A large portion of Alipay’s network is in China, which makes the Flutterwave integration significant to capturing payments activity around the estimated $200 billion in China-Africa trade.

Flutterwave will earn revenue from the partnership by charging its standard 3.8% on international transactions. The company currently has more than 60,000 merchants on its platform, according to CEO Olugbenga Agboola.

In a recent Extra Crunch feature, TechCrunch tracked Flutterwave as one of several Africa-focused fintech companies that have established headquarters in San Francisco and operations in Africa to tap the best of both worlds in VC, developers, clients and digital finance.

Flutterwave’s Alipay collaboration also tracks a trend of increased presence of Chinese companies in African tech. July saw Chinese owned Opera raise $50 million in venture spending to support its growing West African digital commercial network, which includes browser, payments and ride-hail services. The funds are predominately for OPay, an Opera owned, Africa-focused mobile payments startup.

Lead investors included Sequoia China, IDG Capital  and Source Code Capital. Opera  also joined the round in the payments venture it created.

OPay will use the capital (which wasn’t given a stage designation) primarily to grow its digital finance business in Nigeria — Africa’s most populous nation and largest economy.

OPay will also support Opera’s growing commercial network in Nigeria, which includes motorcycle ride-hail app ORide and OFood delivery service.

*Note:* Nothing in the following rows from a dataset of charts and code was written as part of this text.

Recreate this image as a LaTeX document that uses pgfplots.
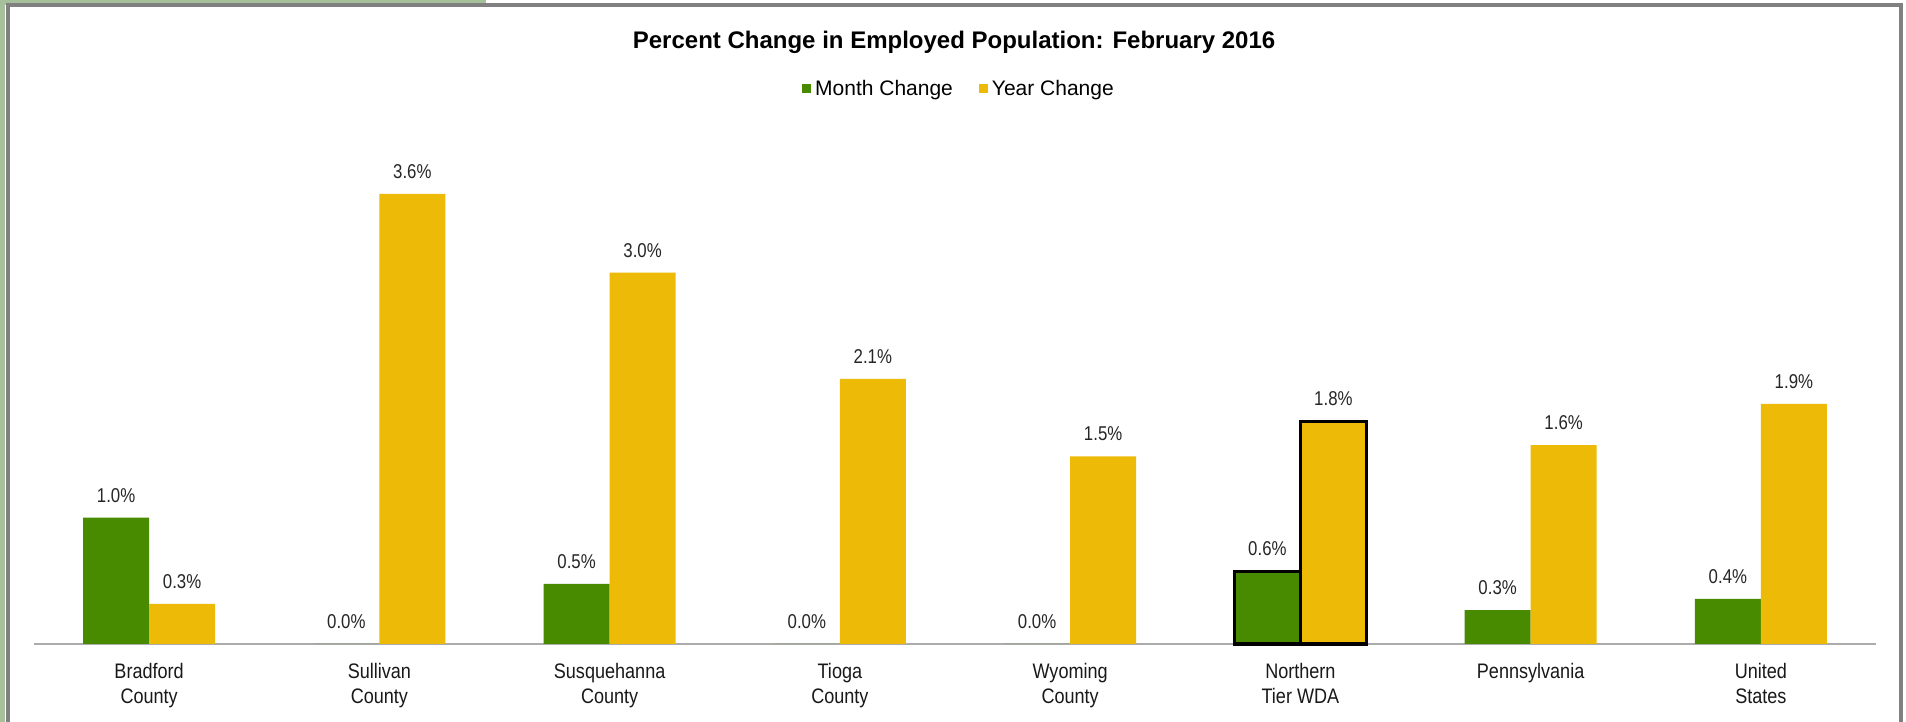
\documentclass[border=0pt]{standalone}
\usepackage{fontspec}
\setmainfont{Liberation Sans}
\newfontfamily\condA[FakeStretch=0.84]{Liberation Sans}
\newfontfamily\condB[FakeStretch=0.86]{Liberation Sans}
\usepackage{pgfplots}
\usepackage{pgfplotstable}
\pgfplotsset{compat=1.18}
\definecolor{mgreen}{RGB}{72,138,0}
\definecolor{ygold}{RGB}{238,186,8}
\definecolor{framegray}{RGB}{128,128,128}
\definecolor{sage}{RGB}{165,192,155}
\pgfplotstableread{
x m ml y yl
0 1.01 1.0 0.32 0.3
1 0.00 0.0 3.60 3.6
2 0.48 0.5 2.97 3.0
3 0.00 0.0 2.12 2.1
4 0.00 0.0 1.50 1.5
5 0.58 0.6 1.78 1.8
6 0.27 0.3 1.59 1.6
7 0.36 0.4 1.92 1.9
}\datatab
\begin{document}
\begin{tikzpicture}
\path[use as bounding box] (0,0) rectangle (953pt,361pt);
\fill[white] (0,0) rectangle (953pt,361pt);
\fill[sage] (0,0) rectangle (2.6pt,361pt);
\fill[sage] (0,358.5pt) rectangle (243pt,361pt);
\begin{axis}[
  at={(17pt,39pt)}, anchor=south west,
  width=921pt, height=250pt, scale only axis,
  xmin=-0.5, xmax=7.5, ymin=0, ymax=4,
  ybar, bar width=33pt,
  axis y line=none, axis x line=bottom,
  axis line style={-, draw=gray!65, line width=0.6pt},
  xtick={0,...,7},
  xticklabels={{Bradford\\County},{Sullivan\\County},{Susquehanna\\County},{Tioga\\County},{Wyoming\\County},{Northern\\Tier WDA},{Pennsylvania},{United\\States}},
  xtick style={draw=none},
  xticklabel style={align=center, font=\condB\fontsize{10.5}{12.2}\selectfont, inner sep=0pt, anchor=north, yshift=-7.5pt, text=black!90},
  clip=false,
  legend style={at={(0.5027,1.11)}, anchor=center, draw=none, fill=none, legend columns=2,
    font=\fontsize{10.5}{12}\selectfont,
    /tikz/every even column/.append style={column sep=11pt}},
  legend image code/.code={\fill[#1] (0pt,-2.25pt) rectangle (4.5pt,2.25pt);},
  title={Percent Change in Employed Population: February 2016},
  title style={at={(0.4995,1.18)}, anchor=center, font=\bfseries\fontsize{12}{14}\selectfont},
  every node near coord/.append style={font=\condA\fontsize{10}{11}\selectfont, anchor=south, inner sep=0pt, yshift=7.5pt, text=black!85},
]
\addplot[fill=mgreen, draw=none, bar shift=-16.5pt,
  point meta=explicit symbolic, nodes near coords={\pgfplotspointmeta\%}]
  table[x=x, y=m, meta=ml] {\datatab};
\addlegendentry{Month Change}
\addplot[fill=ygold, draw=none, bar shift=16.5pt,
  point meta=explicit symbolic, nodes near coords={\pgfplotspointmeta\%}]
  table[x=x, y=y, meta=yl] {\datatab};
\addlegendentry{Year Change}
\addplot[fill=mgreen, draw=black, line width=1.8pt, bar shift=-16.5pt, forget plot]
  coordinates {(5,0.58)};
\addplot[fill=ygold, draw=black, line width=1.8pt, bar shift=16.5pt, forget plot]
  coordinates {(5,1.78)};
\end{axis}
\draw[framegray, line width=2pt] (3.8pt,-2pt) -- (3.8pt,358.3pt) -- (950.5pt,358.3pt) -- (950.5pt,-2pt);
\end{tikzpicture}
\end{document}
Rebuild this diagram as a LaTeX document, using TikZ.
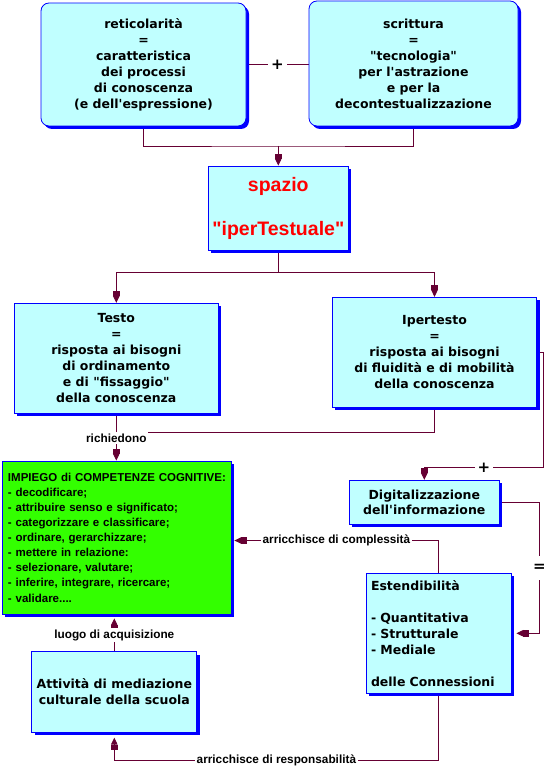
\documentclass[tikz,border=0pt]{standalone}
\usepackage{fontspec}
\usetikzlibrary{arrows.meta,shadows,backgrounds}
\newfontfamily\boxfont{DejaVu Sans}
\newfontfamily\lblfont{Liberation Sans}
\definecolor{boxcyan}{HTML}{C0FFFF}
\definecolor{boxblue}{HTML}{0000FF}
\definecolor{linkred}{HTML}{660033}
\definecolor{impgreen}{HTML}{33FF00}
\tikzset{
	concept/.style={rectangle, draw=boxblue, line width=0.8pt, fill=boxcyan, align=center, inner sep=0pt,
		font=\boxfont\bfseries\fontsize{12.5}{16}\selectfont,
		drop shadow={shadow xshift=3pt, shadow yshift=-3pt, fill=boxblue, opacity=1}},
	link/.style={draw=linkred, line width=0.9pt},
	lead/.style={link, -{Rectangle[width=6.5pt,length=5pt,sep=0pt] Triangle[width=6.5pt,length=7pt,sep=0pt]}},
	linklabel/.style={fill=white, inner sep=1.5pt, font=\lblfont\bfseries\fontsize{11.8}{14}\selectfont},
	joinsign/.style={fill=white, inner sep=3pt, font=\boxfont\bfseries\fontsize{15}{16}\selectfont}
}

\begin{document}
\begin{tikzpicture}[x=1pt, y=-1pt]
		\useasboundingbox (0,0) rectangle (547,770);
		%%%%% BOXES %%%%%
		
		\node[concept, rounded corners=8pt, minimum width=205pt, minimum height=123pt] (retic) at (143.5,64.5)
			{reticolarità\\=\\caratteristica\\dei processi\\di conoscenza\\(e dell\textquotesingle espressione)};
		\node[concept, rounded corners=8pt, minimum width=209pt, minimum height=125pt] (scritt) at (413.5,63.5)
			{scrittura\\=\\"tecnologia"\\per l\textquotesingle astrazione\\e per la\\decontestualizzazione};
		
		\node[concept, minimum width=140pt, minimum height=84pt, text=red,
			font=\lblfont\bfseries\fontsize{19.5}{22}\selectfont] (spazio) at (278.3,208)
			{spazio\\[22pt]"iperTestuale"};
		
		\node[concept, minimum width=204pt, minimum height=110pt] (testo) at (116.3,358.3)
			{Testo\\=\\risposta ai bisogni\\di ordinamento\\e di "fissaggio"\\della conoscenza};
		\node[concept, minimum width=204.5pt, minimum height=110pt] (ipertesto) at (434.5,352.3)
			{Ipertesto\\=\\risposta ai bisogni\\di fluidità e di mobilità\\della conoscenza};
		
		\node[concept, fill=impgreen, align=left, text width=217pt, inner xsep=6pt, minimum height=153pt,
			font=\lblfont\bfseries\fontsize{11.5}{15.1}\selectfont] (impiego) at (116.5,537.5)
			{\mbox{IMPIEGO di COMPETENZE COGNITIVE:}\\- decodificare;\\- attribuire senso e significato;\\- categorizzare e classificare;\\- ordinare, gerarchizzare;\\- mettere in relazione:\\- selezionare, valutare;\\- inferire, integrare, ricercare;\\- validare....};
		
		\node[concept, minimum width=150pt, minimum height=44pt,
			font=\boxfont\bfseries\fontsize{12.5}{15}\selectfont] (digital) at (424.3,502.3)
			{Digitalizzazione\\dell\textquotesingle informazione};
		\node[concept, align=left, text width=135pt, inner xsep=5pt, minimum height=120pt] (estend) at (438.5,633.3)
			{Estendibilità\\[16pt]- Quantitativa\\- Strutturale\\- Mediale\\[16pt]delle Connessioni};
		
		\node[concept, minimum width=165pt, minimum height=80.5pt] (attivita) at (114.3,692)
			{Attività di mediazione\\culturale della scuola};
		
		%%%%% CONNECTIONS %%%%%
		\begin{scope}[on background layer]
			\coordinate (upjoin) at (spazio.north |- 0,146);
			\draw[link] (retic.south) |- (upjoin) -| (scritt.south);
			\draw[lead] (upjoin) -- (spazio.north);
			\draw[link] (retic.east) -- node[joinsign]{+} (retic.east -| scritt.west);
			
			\coordinate (midjoin) at (spazio.south |- 0,272);
			\draw[link] (spazio.south) -- (midjoin);
			\draw[lead] (midjoin) -| (testo.north);
			\draw[lead] (midjoin) -| (ipertesto.north);
			
			\coordinate (lowjoin) at (testo.south |- 0,432);
			\draw[link] (ipertesto.south) |- (lowjoin);
			\draw[lead] (testo.south) -- node[linklabel, pos=0.52]{richiedono} (testo.south |- impiego.north);
			
			\coordinate (rightbend) at (543.3,467.3);
			\draw[lead] (ipertesto.east) -| (rightbend) -- node[joinsign]{+} (rightbend -| digital.north) -- (digital.north);
			
			\coordinate (eqbend) at (539.3,633.3);
			\draw[lead] (digital.east) -| node[joinsign, pos=0.75, minimum height=24pt]{=} (eqbend) -- ([xshift=5pt]estend.east);
			
			\draw[lead] (estend.north) |- node[linklabel, pos=0.75]{arricchisce di complessità} ([xshift=3pt, yshift=-3pt]impiego.east);
			\draw[lead] (attivita.north) -- node[linklabel, pos=0.49]{luogo di acquisizione} ([yshift=-4pt]attivita.north |- impiego.south);
			\draw[lead] (estend.south) |- node[linklabel, pos=0.75]{arricchisce di responsabilità} (attivita.south |- 0,760) -- ([yshift=-5pt]attivita.south);
		\end{scope}
		
	\end{tikzpicture}
\end{document}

Opera founded OPay in 2018 on the popularity of its internet search engine. Opera’s web-browser has ranked No. 2 in usage in Africa, after Chrome, the last four years.

July also saw transit tech news in East Africa. Global ride-hail startup InDriver launched its app-based service in Kampala (Uganda), bringing its Africa operating countries to four: Kenya,  Uganda, South Africa and Tanzania. InDriver’s mobile app allows passengers to name their own fare for nearby drivers to accept, decline or counter.

Nairobi-based internet hardware and service startup BRCK and Egyptian ride-hail venture Swvl are partnering to bring Wi-Fi and online entertainment to on-demand bus service in Kenya.

Swvl BRCK Moja KenyaBRCK is installing its routers on Swvl vehicles in Kenya  to run its Moja service, which offers free public Wi-Fi — internet, music and entertainment — subsidized by commercial partners.

Founded in Cairo in 2017, Swvl is a mass transit service that has positioned itself as an Uber  for shared buses.

The company raised a $42 million Series B round in June, with intent to expand in Africa, Swvl CEO Mostafa Kandil said in an interview.

BRCK and Swvl wouldn’t confirm plans on expanding their mobile internet partnership to additional countries outside of Kenya.

Africa’s ride-hail markets are becoming a multi-wheeled and global affair making the continent home to a number of fresh mobility use cases, including the BRCK and Swvl Wi-Fi partnership.